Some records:
----

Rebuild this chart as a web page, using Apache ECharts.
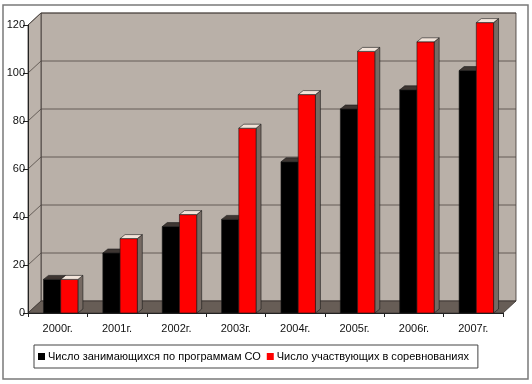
<!DOCTYPE html>
<html><head><meta charset="utf-8">
<script src="https://cdn.jsdelivr.net/npm/echarts@6/dist/echarts.min.js"></script>
<style>html,body{margin:0;padding:0;background:#fff}#c{width:532px;height:384px}</style>
</head><body><div id="c"></div>
<script>
const categories = ['2000г.','2001г.','2002г.','2003г.','2004г.','2005г.','2006г.','2007г.'];
const seriesNames = ['Число занимающихся по программам СО','Число участвующих в соревнованиях'];
const practicing = [14, 25, 36, 39, 63, 85, 93, 101];
const competing = [14, 31, 41, 77, 91, 109, 113, 121];
const yTicks = [0, 20, 40, 60, 80, 100, 120];

const DX = 13, DY = -12;      // depth of the 3D box
const BD = 5, BE = 4;         // depth of each bar
const faces = [
  {front:'#000000', top:'#3e3632', side:'#2a2420'},
  {front:'#ff0000', top:'#f2e4da', side:'#766a63'}
];

function makeRender(si){
  return function(params, api){
    const ci = api.value(0), v = api.value(1);
    const base = api.coord([ci, 0]);
    const top = api.coord([ci, v]);
    const bw = api.size([1, 0])[0];
    const w = bw * 0.29;
    const x0 = base[0] + 3 - w + si * w;
    const yb = base[1], yt = top[1];
    const f = faces[si];
    const st = {stroke:'#1a1a1a', lineWidth:0.6};
    return {type:'group', children:[
      {type:'polygon', shape:{points:[[x0+w,yt],[x0+w+BD,yt-BE],[x0+w+BD,yb-BE],[x0+w,yb]]}, style:Object.assign({fill:f.side}, st)},
      {type:'rect', shape:{x:x0, y:yt, width:w, height:yb-yt}, style:Object.assign({fill:f.front}, st)},
      {type:'polygon', shape:{points:[[x0,yt],[x0+w,yt],[x0+w+BD,yt-BE],[x0+BD,yt-BE]]}, style:Object.assign({fill:f.top}, st)}
    ]};
  };
}

const chart = echarts.init(document.getElementById('c'), null, {renderer:'canvas'});
const font = 'Arial, "Liberation Sans", sans-serif';
chart.setOption({
  animation:false,
  backgroundColor:'#ffffff',
  grid:{left:28, right:29, top:25, bottom:71},
  xAxis:{type:'category', data:categories,
    axisLine:{lineStyle:{color:'#222', width:1}},
    axisTick:{show:true, length:4, lineStyle:{color:'#222'}},
    axisLabel:{fontSize:11, color:'#111', margin:10, fontFamily:font},
    splitLine:{show:false}},
  yAxis:{type:'value', min:0, max:120, interval:20,
    axisLine:{show:true, lineStyle:{color:'#222', width:1}},
    axisTick:{show:true, length:5, lineStyle:{color:'#222'}},
    axisLabel:{fontSize:11, color:'#111', margin:3, fontFamily:font},
    splitLine:{show:false}},
  legend:{left:34, top:345, data:seriesNames.map(n=>({name:n, icon:'rect'})),
    itemWidth:7, itemHeight:7, itemGap:6,
    borderColor:'#444', borderWidth:1, padding:[6,9,6,4],
    textStyle:{fontSize:11, color:'#000', fontFamily:font, padding:[0,0,0,-2]}},
  series:[
    {type:'custom', name:seriesNames[0], renderItem:makeRender(0), itemStyle:{color:'#000'},
      encode:{x:0, y:1}, data:practicing.map((v,i)=>[i,v]), z:5},
    {type:'custom', name:seriesNames[1], renderItem:makeRender(1), itemStyle:{color:'#ff0000'},
      encode:{x:0, y:1}, data:competing.map((v,i)=>[i,v]), z:6}
  ]
});

// walls, floor and gridlines derived from the axes
const xL = 28, xR = 532 - 29;
const y0 = chart.convertToPixel({yAxisIndex:0}, 0);
const yTop = chart.convertToPixel({yAxisIndex:0}, 120);
const g = [];
g.push({type:'rect', shape:{x:3, y:5, width:525, height:374}, style:{fill:'none', stroke:'#7a7a7a', lineWidth:1.5}, z:-10});
// back wall
g.push({type:'rect', shape:{x:xL+DX, y:yTop+DY, width:xR-xL, height:y0-yTop}, style:{fill:'#b9b0a8', stroke:'#3a3330', lineWidth:0.8}, z:-5});
// left wall
g.push({type:'polygon', shape:{points:[[xL,yTop],[xL+DX,yTop+DY],[xL+DX,y0+DY],[xL,y0]]}, style:{fill:'#bcb3ab', stroke:'#3a3330', lineWidth:0.8}, z:-5});
// floor
g.push({type:'polygon', shape:{points:[[xL,y0],[xL+DX,y0+DY],[xR+DX,y0+DY],[xR,y0]]}, style:{fill:'#675d56', stroke:'#3a3330', lineWidth:0.8}, z:-4});
yTicks.forEach(t=>{
  if (t === 0) return;
  const y = chart.convertToPixel({yAxisIndex:0}, t);
  g.push({type:'polyline', shape:{points:[[xL,y],[xL+DX,y+DY],[xR+DX,y+DY]]}, style:{stroke:'#4f4843', lineWidth:0.8, fill:'none'}, z:-3});
});
chart.setOption({graphic:{elements:g}});
</script>
</body></html>
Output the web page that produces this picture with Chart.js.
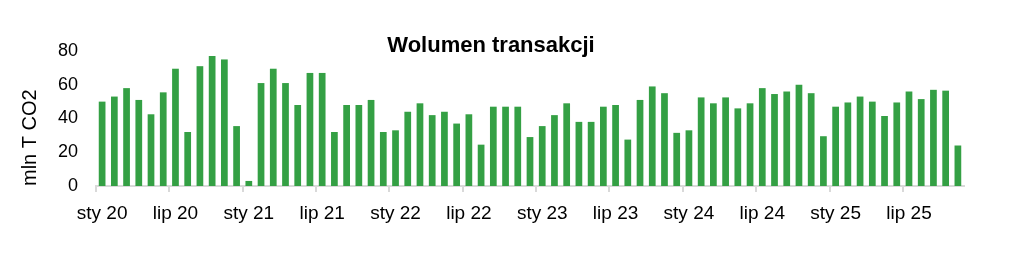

----

» **What is required**:
Copy out every line of the listing that includes the string "this".

» **The output**:
Rebuild this chart as a web page, using Apache ECharts.
Output the web page that produces this picture with Chart.js.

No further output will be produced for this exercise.